OVERLAND PARK, Kan. — Taking a stand against antisemitism in the Kansas City metro, a De Soto, Kansas, business owner is getting rid of products made by a man who posted hateful comments about Jewish people on social media.
Those comments happened in the last 24 hours on a Facebook page belonging to the Olathe-based small business known as Pepper Cave.
The owner, Justin Bale, posted derogatory images and degrading slurs.
When FOX4 reached out to Bale for a statement via email Thursday afternoon, we received a hate-filled response.
FOX4 is choosing not to share that message, or the negative comments posted online for this story.
On a quiet road in De Soto, Michael Raether runs Happy Valley Farm with his wife, Patti. They sell items from local vendors to support small businesses in the area.
“This is all rubs,” said Raether while pointing to products belonging to Pepper Cave. “But it’s going to get thrown away. It’s not going anywhere. I wouldn’t even donate it to anybody.”
Straight to the trash. That’s where Raether plans to put these products before the days end.
“I saw [the Facebook page] and my first thought was, ‘This guy’s been hacked.’ So, I texted him to ask, ‘Is this you?’ And he kind of went on a tirade and I said, ‘It is you!'”
Raether had only started selling the products this past summer.
As of Thursday night, Bale’s posts and comments remain visible online. They even got him banned from selling his items at the Overland Park Farmer’s Market, where he would set up shop on the weekends with dozens of other local vendors. He’s also since been removed from the market’s website as one of its vendors.

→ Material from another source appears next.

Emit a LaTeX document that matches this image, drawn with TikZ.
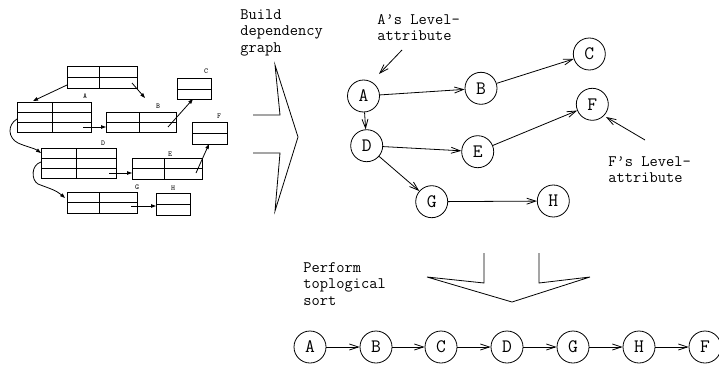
\documentclass[tikz,border=0pt]{standalone}
\usepackage{fontspec}
\usetikzlibrary{arrows.meta}
\begin{document}
\begin{tikzpicture}[x=1pt,y=-1pt,line width=0.8pt,
  vert/.style={circle,draw,minimum size=32pt,inner sep=0pt,
    font=\ttfamily\fontsize{19}{19}\selectfont},
  edge/.style={-{Straight Barb[length=9pt,width=6pt]}},
  rec/.style={line width=0.9pt},
  ptr/.style={line width=0.8pt,-{Triangle[length=5pt,width=3.5pt]}},
  tag/.style={font=\ttfamily\fontsize{7.5}{7.5}\selectfont,inner sep=0pt},
  caption/.style={font=\ttfamily\fontsize{16}{16.5}\selectfont,align=left,
    inner sep=0pt,anchor=north west},
  bigarrow/.style={line width=0.8pt,line join=miter}]
\useasboundingbox (0,0) rectangle (719,364);

% ---------- record structures on the left ----------
% root record
\draw[rec] (67,66) rectangle (137,88) (67,77) -- (137,77) (99,66) -- (99,88);
% A
\draw[rec] (17,102) rectangle (91,132) (17,112) -- (91,112) (17,122) -- (91,122) (52,102) -- (52,132);
\node[tag] (tA) at (85,96) {A};
% B
\draw[rec] (106,112) rectangle (176,132) (106,122) -- (176,122) (139,112) -- (139,132);
\node[tag] (tB) at (158,106) {B};
% C
\draw[rec] (177,78) rectangle (211,99) (177,89) -- (211,89);
\node[tag] (tC) at (206,71) {C};
% D
\draw[rec] (41,148) rectangle (116,178) (41,158) -- (116,158) (41,168) -- (116,168) (76,148) -- (76,178);
\node[tag] (tD) at (103,143) {D};
% E
\draw[rec] (132,158) rectangle (202,179) (132,168.5) -- (202,168.5) (164,158) -- (164,179);
\node[tag] (tE) at (170,154) {E};
% F
\draw[rec] (192,122) rectangle (227,144) (192,133) -- (227,133);
\node[tag] (tF) at (219,116) {F};
% G
\draw[rec] (67,192) rectangle (137,213) (67,202.5) -- (137,202.5) (99,192) -- (99,213);
\node[tag] (tG) at (137,187) {G};
% H
\draw[rec] (156,193) rectangle (190,215) (156,204) -- (190,204);
\node[tag] (tH) at (173,188) {H};

% pointers between records
\coordinate (r1) at (67,85);   \coordinate (a1) at (33,101);
\coordinate (r2) at (132,83);  \coordinate (b1) at (145,98);
\coordinate (a2) at (83,127);  \coordinate (b2) at (106,127);
\coordinate (b3) at (168,127); \coordinate (c1) at (193,99);
\coordinate (d2) at (109,173); \coordinate (e1) at (132,173);
\coordinate (e2) at (196,173); \coordinate (f1) at (209,144);
\coordinate (g2) at (131,206); \coordinate (h1) at (156,206);
\coordinate (a3) at (17,119);  \coordinate (d1) at (41,153);
\coordinate (d3) at (41,162);  \coordinate (g1) at (65,198);
\draw[ptr] (r1) -- (a1);
\draw[ptr] (r2) -- (b1);
\draw[ptr] (a2) -- (b2);
\draw[ptr] (b3) -- (c1);
\draw[ptr] (d2) -- (e1);
\draw[ptr] (e2) -- (f1);
\draw[ptr] (g2) -- (h1);
\draw[ptr] (a3) .. controls (7,125) and (8,138) .. (18,143)
               .. controls (27,147) and (34,148) .. (d1);
\draw[ptr] (d3) .. controls (31,165) and (31,180) .. (38,184)
               .. controls (48,188) and (56,190) .. (g1);

% ---------- "build" arrow ----------
\node[caption] (build) at (240,9) {Build\\dependency\\graph};
\draw[bigarrow] (253,115) -- (280,115) -- (275,65) -- (298,137) -- (275,211)
  -- (280,153) -- (253,153);

% ---------- dependency graph ----------
\node[vert] (A) at (363.5,96) {A};
\node[vert] (B) at (481,88.3) {B};
\node[vert] (C) at (589.3,54) {C};
\node[vert] (D) at (366.7,145.7) {D};
\node[vert] (E) at (477.7,151.7) {E};
\node[vert] (F) at (592.3,104.3) {F};
\node[vert] (G) at (431.7,201.7) {G};
\node[vert] (H) at (553.3,201) {H};
\draw[edge] (A) -- (B);
\draw[edge] (B) -- (C);
\draw[edge] (A) -- (D);
\draw[edge] (D) -- (E);
\draw[edge] (E) -- (F);
\draw[edge] (D) -- (G);
\draw[edge] (G) -- (H);

\node[caption] (alevel) at (377,14) {A’s Level-\\attribute};
\coordinate (al1) at (402,50); \coordinate (al2) at (379,74);
\draw[edge] (al1) -- (al2);
\node[caption] (flevel) at (608,156) {F’s Level-\\attribute};
\coordinate (fl1) at (645,140); \coordinate (fl2) at (606,117);
\draw[edge] (fl1) -- (fl2);

% ---------- "sort" arrow ----------
\node[caption] (sortlbl) at (303,262) {Perform\\toplogical\\sort};
\draw[bigarrow] (484,253) -- (484,283) -- (427,277) -- (512,302) -- (590,277)
  -- (539,283) -- (539,253);

% ---------- sorted sequence ----------
\node[vert] (sA) at (310,347) {A};
\node[vert] (sB) at (376,347) {B};
\node[vert] (sC) at (441,347) {C};
\node[vert] (sD) at (507,347) {D};
\node[vert] (sG) at (573,347) {G};
\node[vert] (sH) at (639,347) {H};
\node[vert] (sF) at (705,347) {F};
\draw[edge] (sA) -- (sB);
\draw[edge] (sB) -- (sC);
\draw[edge] (sC) -- (sD);
\draw[edge] (sD) -- (sG);
\draw[edge] (sG) -- (sH);
\draw[edge] (sH) -- (sF);
\end{tikzpicture}
\end{document}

In a statement, the city said in part, “These posts do not reflect the City’s or the Overland Park Farmers’ Market’s values. In fact, this content directly contradicts our strategic goal of being a welcoming and inclusive community and organization.”

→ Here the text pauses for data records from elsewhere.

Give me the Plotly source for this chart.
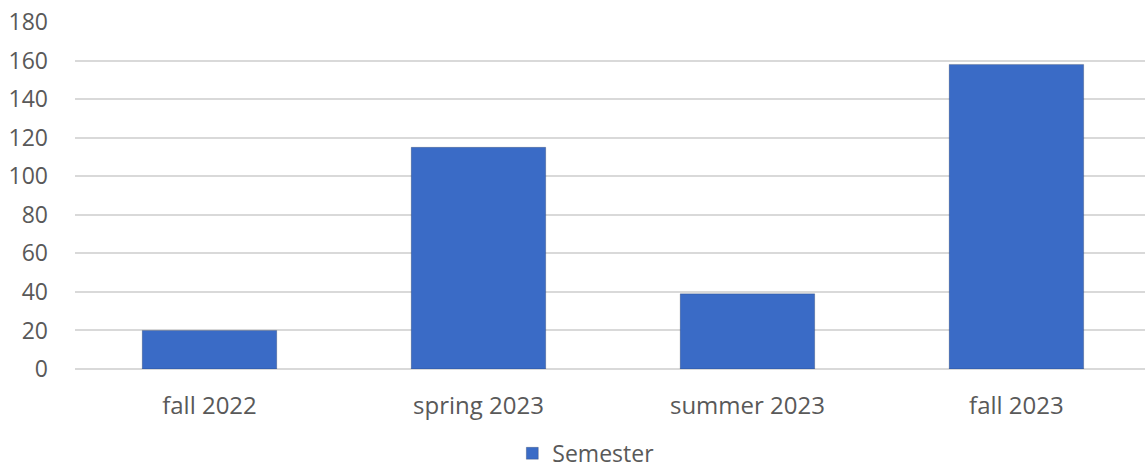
import plotly.graph_objects as go

categories = ["fall 2022", "spring 2023", "summer 2023", "fall 2023"]
values = [20, 115, 39, 158]
series_name = "Semester"
y_ticks = [0, 20, 40, 60, 80, 100, 120, 140, 160, 180]

fig = go.Figure()
fig.add_trace(go.Bar(
    x=categories, y=values, name=series_name,
    width=0.5,
    marker=dict(color="#3A6BC6", line=dict(color="rgba(0,0,0,0.18)", width=1)),
    showlegend=True,
))

font_family = "Open Sans, Noto Sans, sans-serif"
fig.update_layout(
    width=1145, height=476,
    margin=dict(l=75, r=0, t=21.7, b=106.7, autoexpand=False),
    paper_bgcolor="white", plot_bgcolor="white",
    font=dict(family=font_family, size=22, color="#595959"),
    showlegend=True,
    legend=dict(orientation="h", x=0.4774, xanchor="center", y=-0.305, yanchor="bottom",
                font=dict(size=23, color="#595959"), itemwidth=30, bgcolor="rgba(0,0,0,0)"),
    xaxis=dict(type="category", range=[-0.5, 3.478], showgrid=False, zeroline=False,
               showline=False, ticks="", ticklabelstandoff=20, automargin=False,
               tickfont=dict(size=24, color="#595959")),
    yaxis=dict(range=[0, 180], tickvals=y_ticks, showgrid=True, gridcolor="#D9D9D9",
               gridwidth=2, zeroline=True, zerolinecolor="#D9D9D9", zerolinewidth=2,
               showline=False, ticks="", ticklabelstandoff=26, automargin=False,
               tickfont=dict(size=23, color="#595959")),
)

fig.write_html("out.html", config={"displayModeBar": False},
               post_script="document.body.style.margin='0';")
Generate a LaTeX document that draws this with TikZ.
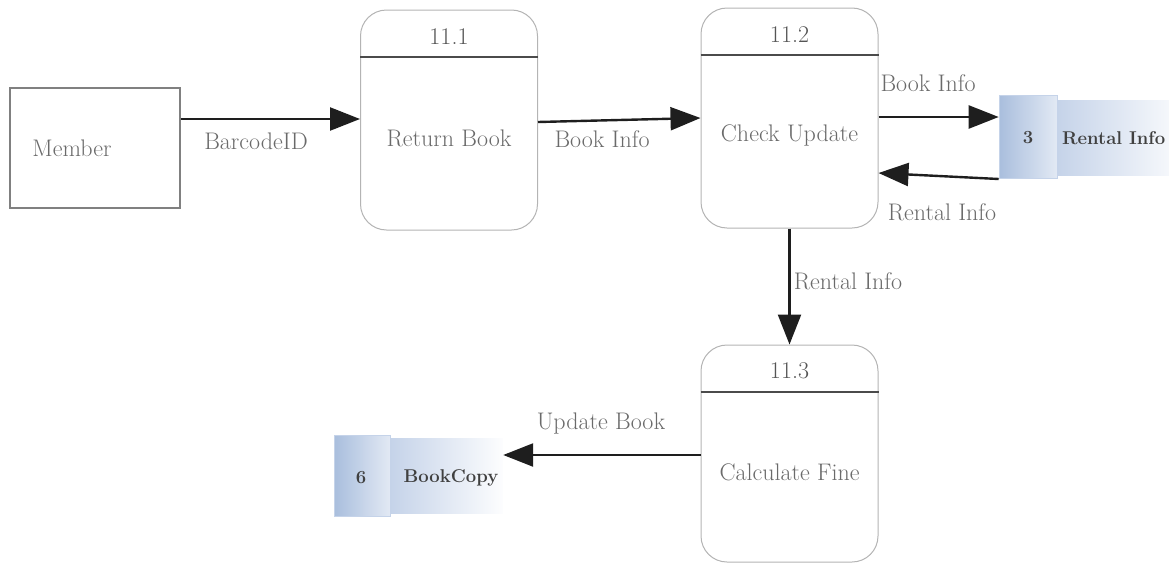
\documentclass[tikz,border=0pt]{standalone}
\usetikzlibrary{arrows.meta}
\definecolor{txtgray}{HTML}{6A6A6A}
\definecolor{idgray}{HTML}{555555}
\definecolor{boxline}{HTML}{B4B4B4}
\definecolor{lineDark}{HTML}{1E1E1E}
\definecolor{storeDark}{HTML}{A9BEDD}
\definecolor{storeMid}{HTML}{C5D3E9}
\definecolor{storeLight}{HTML}{E2E9F4}
\tikzset{
  proc/.style={draw=boxline, line width=1pt, rounded corners=26pt, minimum width=177pt, minimum height=220pt, inner sep=0pt, fill=white},
  divider/.style={draw=lineDark!80, line width=1.6pt},
  txt/.style={text=txtgray, font=\fontsize{24}{28}\selectfont, inner sep=1pt},
  idtxt/.style={text=idgray, font=\fontsize{24}{28}\selectfont, inner sep=1pt},
  ent/.style={draw=gray, line width=2pt, minimum width=170pt, minimum height=120pt, inner sep=0pt},
  storeA/.style={draw=storeMid, line width=0.6pt, left color=storeDark, right color=storeLight, inner sep=0pt},
  storeB/.style={left color=storeMid, right color=white!96!storeMid, inner sep=0pt},
  storetxt/.style={text=black!75, font=\bfseries\fontsize{18.5}{22}\selectfont, inner sep=0pt},
  flow/.style={draw=lineDark, line width=2.4pt, -{Triangle[length=30pt,width=23pt]}},
}
\begin{document}
\begin{tikzpicture}[x=1pt,y=-1pt]
\useasboundingbox (0,0) rectangle (1169,565);
\begin{scope}
\clip (0,0) rectangle (1169,565);
% external entity
\node[ent] (member) at (95,148) {};
\node[txt] (membertxt) at (72,148) {Member};
% processes
\node[proc] (p1) at (449,120) {};
\draw[divider] (p1.west |- 0,57) -- (p1.east |- 0,57);
\node[idtxt] (p1id) at (449,37) {11.1};
\node[txt] (p1txt) at (449,138) {Return Book};

\node[proc] (p2) at (789.5,118) {};
\draw[divider] (p2.west |- 0,55) -- (p2.east |- 0,55);
\node[idtxt] (p2id) at (789.5,35) {11.2};
\node[txt] (p2txt) at (789.5,135) {Check Update};

\node[proc, minimum height=217pt] (p3) at (789.5,453.5) {};
\draw[divider] (p3.west |- 0,392) -- (p3.east |- 0,392);
\node[idtxt] (p3id) at (789.5,371) {11.3};
\node[txt] (p3txt) at (789.5,472) {Calculate Fine};

% data store 3
\node[storeB, minimum width=130pt, minimum height=75pt] (s3b) at (1122,137.5) {};
\node[storeA, minimum width=58pt, minimum height=83pt] (s3a) at (1028,136.5) {};
\node[storetxt] (s3num) at (1028,138) {3};
\node[storetxt, anchor=west] (s3txt) at (1062,138) {Rental Info};

% data store 6
\node[storeB, minimum width=113pt, minimum height=75pt] (s6b) at (446.5,476) {};
\node[storeA, minimum width=56pt, minimum height=81pt] (s6a) at (362,476) {};
\node[storetxt] (s6num) at (361,478) {6};
\node[storetxt] (s6txt) at (451,478) {BookCopy};

% flows
\draw[flow] (member.east |- 0,119) -- (p1.west |- 0,119);
\node[txt] (l1) at (256,141) {BarcodeID};
\draw[flow] (p1.east |- 0,122) -- (p2.west |- 0,118);
\node[txt] (l2) at (602,139) {Book Info};
\draw[flow] (p2.east |- 0,117) -- (s3a.west |- 0,117);
\node[txt] (l3) at (928,83) {Book Info};
\draw[flow] (s3a.west |- 0,179) -- (p2.east |- 0,173);
\node[txt] (l4) at (942,212) {Rental Info};
\draw[flow] (p2.south) -- (p3.north);
\node[txt] (l5) at (848,281) {Rental Info};
\draw[flow] (p3.west |- 0,455) -- (s6b.east |- 0,455);
\node[txt] (l6) at (601,424) {Update Book};
\end{scope}
\end{tikzpicture}
\end{document}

“This business owner’s posts are some of the most virulent, despicable, sickening example of antisemitism that I’ve ever seen,” said Gavriella Geller, executive director of the Jewish Community Relations Bureau.
Her organization educates people on how to identify antisemitism and prevent it.

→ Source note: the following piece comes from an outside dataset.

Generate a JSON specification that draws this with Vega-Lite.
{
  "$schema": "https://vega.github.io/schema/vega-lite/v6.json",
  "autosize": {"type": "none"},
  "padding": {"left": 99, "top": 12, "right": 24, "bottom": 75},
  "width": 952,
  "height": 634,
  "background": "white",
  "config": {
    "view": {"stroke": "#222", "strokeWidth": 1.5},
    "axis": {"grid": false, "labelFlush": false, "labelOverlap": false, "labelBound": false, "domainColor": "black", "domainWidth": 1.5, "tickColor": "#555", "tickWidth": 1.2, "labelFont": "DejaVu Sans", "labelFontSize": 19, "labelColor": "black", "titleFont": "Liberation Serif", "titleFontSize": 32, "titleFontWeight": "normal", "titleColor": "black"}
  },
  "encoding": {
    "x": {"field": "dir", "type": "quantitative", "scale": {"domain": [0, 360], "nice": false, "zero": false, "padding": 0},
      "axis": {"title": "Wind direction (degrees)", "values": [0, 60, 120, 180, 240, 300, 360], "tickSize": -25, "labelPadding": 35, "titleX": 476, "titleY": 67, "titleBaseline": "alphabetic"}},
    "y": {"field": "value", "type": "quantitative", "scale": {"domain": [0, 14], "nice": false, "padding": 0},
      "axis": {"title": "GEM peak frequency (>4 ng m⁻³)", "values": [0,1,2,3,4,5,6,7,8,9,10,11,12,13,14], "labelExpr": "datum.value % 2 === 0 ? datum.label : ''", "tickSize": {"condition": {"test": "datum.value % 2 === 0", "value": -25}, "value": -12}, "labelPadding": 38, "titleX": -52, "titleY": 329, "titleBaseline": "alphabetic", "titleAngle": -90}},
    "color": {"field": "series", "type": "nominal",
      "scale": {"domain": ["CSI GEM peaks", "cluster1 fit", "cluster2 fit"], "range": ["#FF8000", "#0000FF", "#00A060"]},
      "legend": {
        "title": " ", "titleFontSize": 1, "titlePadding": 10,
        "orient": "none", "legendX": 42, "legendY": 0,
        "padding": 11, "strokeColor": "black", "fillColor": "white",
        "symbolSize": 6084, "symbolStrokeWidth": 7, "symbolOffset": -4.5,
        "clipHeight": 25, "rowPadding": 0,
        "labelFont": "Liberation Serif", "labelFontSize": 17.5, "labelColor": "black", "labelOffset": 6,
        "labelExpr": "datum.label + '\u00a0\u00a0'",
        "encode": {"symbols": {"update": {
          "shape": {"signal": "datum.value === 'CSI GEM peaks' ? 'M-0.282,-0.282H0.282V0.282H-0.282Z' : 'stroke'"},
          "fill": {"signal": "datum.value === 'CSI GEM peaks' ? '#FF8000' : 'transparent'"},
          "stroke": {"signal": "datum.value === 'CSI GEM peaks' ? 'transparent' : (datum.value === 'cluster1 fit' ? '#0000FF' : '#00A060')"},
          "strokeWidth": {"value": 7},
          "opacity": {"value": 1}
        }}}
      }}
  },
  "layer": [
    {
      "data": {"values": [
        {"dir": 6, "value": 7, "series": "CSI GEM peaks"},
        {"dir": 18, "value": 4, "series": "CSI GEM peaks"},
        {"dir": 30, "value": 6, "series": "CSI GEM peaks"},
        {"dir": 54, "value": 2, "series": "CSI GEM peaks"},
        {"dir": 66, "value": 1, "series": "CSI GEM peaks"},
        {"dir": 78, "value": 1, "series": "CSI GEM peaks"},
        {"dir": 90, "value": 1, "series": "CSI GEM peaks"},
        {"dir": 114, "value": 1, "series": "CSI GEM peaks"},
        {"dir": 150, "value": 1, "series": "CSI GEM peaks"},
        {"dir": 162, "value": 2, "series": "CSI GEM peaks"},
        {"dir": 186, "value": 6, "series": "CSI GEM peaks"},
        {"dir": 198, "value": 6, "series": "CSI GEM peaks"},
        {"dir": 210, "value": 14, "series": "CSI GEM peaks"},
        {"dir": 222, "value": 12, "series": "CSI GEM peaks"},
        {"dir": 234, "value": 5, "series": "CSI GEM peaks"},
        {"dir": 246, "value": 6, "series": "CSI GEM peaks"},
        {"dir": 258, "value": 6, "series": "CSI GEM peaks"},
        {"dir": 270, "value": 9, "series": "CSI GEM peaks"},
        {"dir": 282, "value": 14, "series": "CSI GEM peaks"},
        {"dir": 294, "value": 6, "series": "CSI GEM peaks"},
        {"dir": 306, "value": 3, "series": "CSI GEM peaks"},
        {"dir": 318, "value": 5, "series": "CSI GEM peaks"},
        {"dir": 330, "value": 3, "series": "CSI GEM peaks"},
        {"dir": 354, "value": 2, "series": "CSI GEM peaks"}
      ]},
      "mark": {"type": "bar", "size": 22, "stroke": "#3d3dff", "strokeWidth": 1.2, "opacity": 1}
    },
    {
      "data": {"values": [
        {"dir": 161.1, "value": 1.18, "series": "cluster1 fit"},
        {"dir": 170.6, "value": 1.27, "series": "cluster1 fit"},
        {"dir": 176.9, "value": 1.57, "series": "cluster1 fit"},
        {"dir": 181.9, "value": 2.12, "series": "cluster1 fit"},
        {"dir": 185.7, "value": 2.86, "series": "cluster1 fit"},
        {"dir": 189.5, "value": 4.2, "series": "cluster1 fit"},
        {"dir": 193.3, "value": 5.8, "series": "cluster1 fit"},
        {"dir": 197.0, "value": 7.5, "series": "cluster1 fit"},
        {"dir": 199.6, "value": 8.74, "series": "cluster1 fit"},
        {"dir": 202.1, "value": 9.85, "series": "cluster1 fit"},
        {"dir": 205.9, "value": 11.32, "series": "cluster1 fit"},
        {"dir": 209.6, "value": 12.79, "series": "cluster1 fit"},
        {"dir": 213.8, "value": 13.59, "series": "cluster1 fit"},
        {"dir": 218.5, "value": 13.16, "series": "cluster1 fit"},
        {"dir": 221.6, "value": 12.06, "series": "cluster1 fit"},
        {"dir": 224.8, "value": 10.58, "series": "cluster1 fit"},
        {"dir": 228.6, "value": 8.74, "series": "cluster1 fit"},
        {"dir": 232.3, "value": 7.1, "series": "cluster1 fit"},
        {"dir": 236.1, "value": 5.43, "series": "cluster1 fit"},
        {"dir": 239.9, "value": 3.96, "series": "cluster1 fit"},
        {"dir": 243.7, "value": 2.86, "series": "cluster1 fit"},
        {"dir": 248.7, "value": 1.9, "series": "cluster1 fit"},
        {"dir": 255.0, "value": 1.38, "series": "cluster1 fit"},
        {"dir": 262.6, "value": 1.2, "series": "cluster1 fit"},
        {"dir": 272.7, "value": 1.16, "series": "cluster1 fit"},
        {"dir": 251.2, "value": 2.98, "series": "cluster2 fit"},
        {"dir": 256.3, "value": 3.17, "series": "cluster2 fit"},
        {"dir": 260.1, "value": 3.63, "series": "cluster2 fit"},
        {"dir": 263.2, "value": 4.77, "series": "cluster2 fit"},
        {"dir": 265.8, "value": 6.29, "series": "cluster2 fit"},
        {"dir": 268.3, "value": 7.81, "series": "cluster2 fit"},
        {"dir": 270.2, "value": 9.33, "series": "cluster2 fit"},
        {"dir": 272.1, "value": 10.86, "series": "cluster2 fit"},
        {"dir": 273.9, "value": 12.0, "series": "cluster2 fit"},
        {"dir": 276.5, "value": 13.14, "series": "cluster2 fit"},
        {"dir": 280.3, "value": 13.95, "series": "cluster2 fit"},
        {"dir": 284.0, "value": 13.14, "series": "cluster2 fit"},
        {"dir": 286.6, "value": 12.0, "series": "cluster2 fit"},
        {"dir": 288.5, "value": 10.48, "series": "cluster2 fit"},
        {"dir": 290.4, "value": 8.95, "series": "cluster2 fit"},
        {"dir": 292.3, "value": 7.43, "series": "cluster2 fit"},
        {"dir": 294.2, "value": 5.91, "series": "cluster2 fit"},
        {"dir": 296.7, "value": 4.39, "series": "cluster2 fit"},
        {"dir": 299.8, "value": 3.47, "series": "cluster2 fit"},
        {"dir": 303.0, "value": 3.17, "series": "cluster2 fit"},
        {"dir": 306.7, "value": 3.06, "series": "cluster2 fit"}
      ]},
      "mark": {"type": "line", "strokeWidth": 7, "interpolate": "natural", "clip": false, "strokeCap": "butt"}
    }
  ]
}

“Johnson County and Jackson County have serious issues with growing white nationalists and white supremacist ideology,” Geller said.
She said 41% of American Jews feel less safe in the United States this year than they did one year ago.
Geller’s reaction comes as data from the Anti-Defamation League showed a 36% increase in antisemitic incidents in the U.S. between 2021 and 2022 with nearly 3,700 incidents. That’s the highest number on record since 1979, when data collecting started.
The Jewish Community Relations Bureau is actively working with local governments to combat antisemitism and white nationalism. Just this year, they’ve helped pass nine resolutions in Johnson County.
One of those is at the county level and eight are at the city level in places like Prairie Village, Overland Park and Leawood.
Back at Happy Valley Farm, Raether is making space for someone new, as the shelf where the company in question’s products once stood is now vacant.
“Now we got room for another vendor, a good vendor,” Raether said.